When you combine the run-rate illusion with CARR, the result is a financial mirage. For enterprise-grade AI solutions, the gap between a signed contract and a successful deployment is where most failures occur. Technical debt, integration hurdles, and conflicting requirement specifications often lead to contracts being canceled before onboarding is complete. By counting these fragile commitments as ARR, startups ignore the high probability of churn during the implementation phase. They are essentially booking the win before the game has even started, ignoring the possibility of downselling where customers eventually pay far less than the initial committed amount.
This culture of inflation is not happening in a vacuum; it is being incentivized by the venture capital firms that fund these companies. Hemant Taneja, CEO of General Catalyst, has previously emphasized that incremental growth is no longer sufficient and that companies must dominate their markets with overwhelming speed. This growth-at-all-costs mandate creates a structural incentive for founders to fudge the numbers. Michael Marks, a partner at Celesta Capital, notes that as valuations skyrocket, the pressure to justify those numbers through inflated metrics becomes an irresistible force. When the expected growth curve is vertical, the truth becomes an obstacle to funding.
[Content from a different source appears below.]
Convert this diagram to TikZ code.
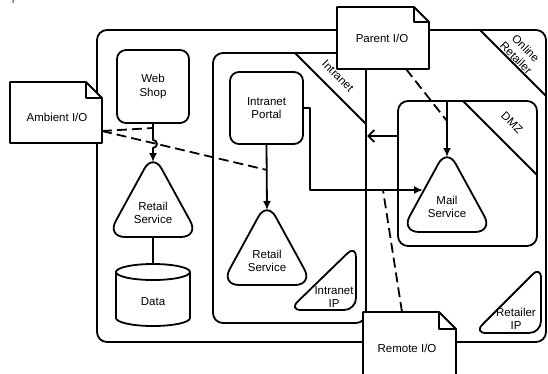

Jack Newton, CEO of the legal software firm Clio, has been vocal about this systemic failure, pointing out that VCs often turn a blind eye to these discrepancies. The logic is simple: if a VC can market their portfolio company as a runaway winner, it attracts more capital and increases the fund's perceived performance. This creates a prisoner's dilemma for honest founders. If one company reports its actual, lower ARR while its competitors report inflated CARR, the honest company appears to be failing in comparison, potentially losing out on talent and investment. The result is a race to the bottom where the industry standard becomes a shared delusion.
This cycle of inflated reporting creates a dangerous feedback loop. High, albeit fake, revenue numbers act as a magnet for top-tier engineering talent who want to join a rocket ship. This influx of talent then attracts further investment rounds at even higher valuations, which in turn increases the pressure to report even higher numbers. The entire structure is built on the assumption that the product will eventually catch up to the narrative. However, when the gap between the reported ARR and the actual utility of the software becomes too wide, the bubble risks a violent correction.
The AI industry is currently trading long-term fiscal integrity for short-term narrative dominance.